▶ _Short exercise_:
Quote the listing below in its entirety, omitting every image.

________________________________________

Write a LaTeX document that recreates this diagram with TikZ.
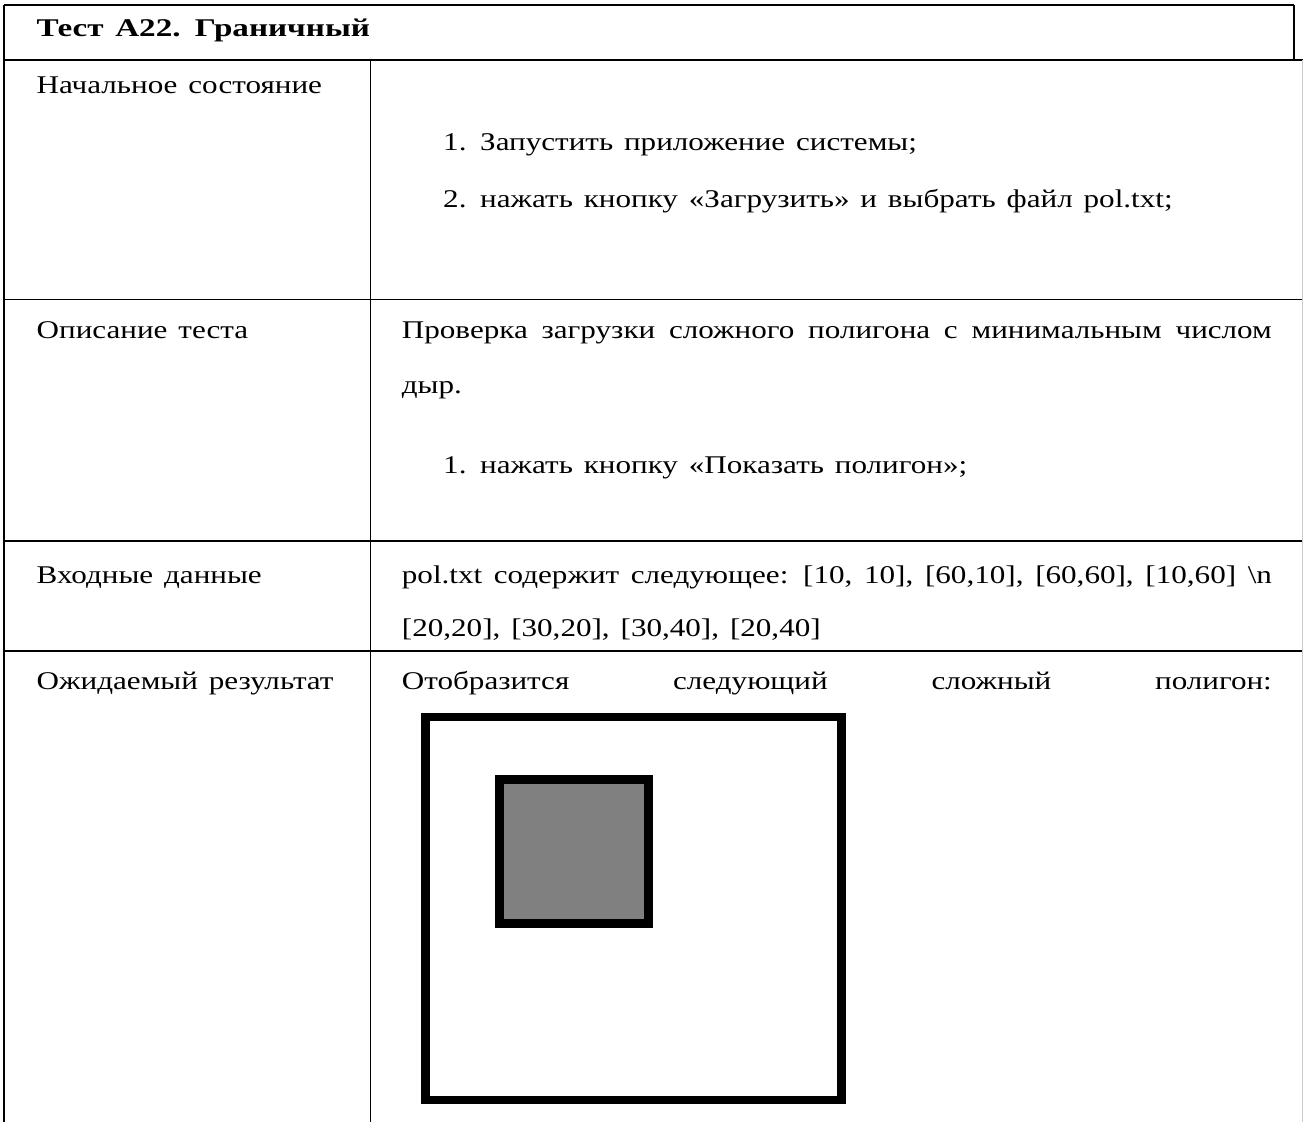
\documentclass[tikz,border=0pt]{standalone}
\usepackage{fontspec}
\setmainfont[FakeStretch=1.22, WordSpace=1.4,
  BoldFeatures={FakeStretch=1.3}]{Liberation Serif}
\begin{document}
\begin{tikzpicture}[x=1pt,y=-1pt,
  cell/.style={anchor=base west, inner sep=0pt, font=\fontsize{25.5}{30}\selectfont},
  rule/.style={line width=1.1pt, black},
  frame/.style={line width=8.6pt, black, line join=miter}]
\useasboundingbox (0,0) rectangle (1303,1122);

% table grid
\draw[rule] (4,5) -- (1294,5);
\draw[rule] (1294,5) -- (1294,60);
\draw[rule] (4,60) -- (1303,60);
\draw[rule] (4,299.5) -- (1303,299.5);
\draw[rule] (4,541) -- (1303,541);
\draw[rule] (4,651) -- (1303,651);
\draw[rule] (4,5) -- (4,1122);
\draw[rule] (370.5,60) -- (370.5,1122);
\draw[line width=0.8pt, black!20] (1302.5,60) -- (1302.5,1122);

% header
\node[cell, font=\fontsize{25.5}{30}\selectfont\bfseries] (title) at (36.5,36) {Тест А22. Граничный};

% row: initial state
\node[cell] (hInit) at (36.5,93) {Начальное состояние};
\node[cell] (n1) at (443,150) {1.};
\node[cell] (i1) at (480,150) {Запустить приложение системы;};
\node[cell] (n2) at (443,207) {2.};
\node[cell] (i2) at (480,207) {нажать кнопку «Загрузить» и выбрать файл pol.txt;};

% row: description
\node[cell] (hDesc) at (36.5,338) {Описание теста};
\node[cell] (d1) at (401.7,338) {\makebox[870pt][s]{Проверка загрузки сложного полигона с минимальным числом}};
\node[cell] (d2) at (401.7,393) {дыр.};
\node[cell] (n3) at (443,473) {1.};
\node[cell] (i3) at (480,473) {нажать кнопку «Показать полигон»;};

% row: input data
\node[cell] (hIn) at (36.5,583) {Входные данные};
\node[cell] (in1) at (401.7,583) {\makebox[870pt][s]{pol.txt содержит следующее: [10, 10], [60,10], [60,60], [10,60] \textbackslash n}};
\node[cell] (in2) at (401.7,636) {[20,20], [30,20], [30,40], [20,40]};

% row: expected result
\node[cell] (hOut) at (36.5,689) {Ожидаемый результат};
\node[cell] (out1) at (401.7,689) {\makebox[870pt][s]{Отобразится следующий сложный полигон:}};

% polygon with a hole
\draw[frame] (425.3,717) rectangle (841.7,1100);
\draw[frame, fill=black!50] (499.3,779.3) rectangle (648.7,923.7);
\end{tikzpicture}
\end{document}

________________________________________

▶ _Answer to this problem_:
Write a LaTeX document that recreates this diagram with TikZ.
\documentclass[tikz,border=0pt]{standalone}
\usepackage{fontspec}
\setmainfont[FakeStretch=1.22, WordSpace=1.4,
  BoldFeatures={FakeStretch=1.3}]{Liberation Serif}
\begin{document}
\begin{tikzpicture}[x=1pt,y=-1pt,
  cell/.style={anchor=base west, inner sep=0pt, font=\fontsize{25.5}{30}\selectfont},
  rule/.style={line width=1.1pt, black},
  frame/.style={line width=8.6pt, black, line join=miter}]
\useasboundingbox (0,0) rectangle (1303,1122);

% table grid
\draw[rule] (4,5) -- (1294,5);
\draw[rule] (1294,5) -- (1294,60);
\draw[rule] (4,60) -- (1303,60);
\draw[rule] (4,299.5) -- (1303,299.5);
\draw[rule] (4,541) -- (1303,541);
\draw[rule] (4,651) -- (1303,651);
\draw[rule] (4,5) -- (4,1122);
\draw[rule] (370.5,60) -- (370.5,1122);
\draw[line width=0.8pt, black!20] (1302.5,60) -- (1302.5,1122);

% header
\node[cell, font=\fontsize{25.5}{30}\selectfont\bfseries] (title) at (36.5,36) {Тест А22. Граничный};

% row: initial state
\node[cell] (hInit) at (36.5,93) {Начальное состояние};
\node[cell] (n1) at (443,150) {1.};
\node[cell] (i1) at (480,150) {Запустить приложение системы;};
\node[cell] (n2) at (443,207) {2.};
\node[cell] (i2) at (480,207) {нажать кнопку «Загрузить» и выбрать файл pol.txt;};

% row: description
\node[cell] (hDesc) at (36.5,338) {Описание теста};
\node[cell] (d1) at (401.7,338) {\makebox[870pt][s]{Проверка загрузки сложного полигона с минимальным числом}};
\node[cell] (d2) at (401.7,393) {дыр.};
\node[cell] (n3) at (443,473) {1.};
\node[cell] (i3) at (480,473) {нажать кнопку «Показать полигон»;};

% row: input data
\node[cell] (hIn) at (36.5,583) {Входные данные};
\node[cell] (in1) at (401.7,583) {\makebox[870pt][s]{pol.txt содержит следующее: [10, 10], [60,10], [60,60], [10,60] \textbackslash n}};
\node[cell] (in2) at (401.7,636) {[20,20], [30,20], [30,40], [20,40]};

% row: expected result
\node[cell] (hOut) at (36.5,689) {Ожидаемый результат};
\node[cell] (out1) at (401.7,689) {\makebox[870pt][s]{Отобразится следующий сложный полигон:}};

% polygon with a hole
\draw[frame] (425.3,717) rectangle (841.7,1100);
\draw[frame, fill=black!50] (499.3,779.3) rectangle (648.7,923.7);
\end{tikzpicture}
\end{document}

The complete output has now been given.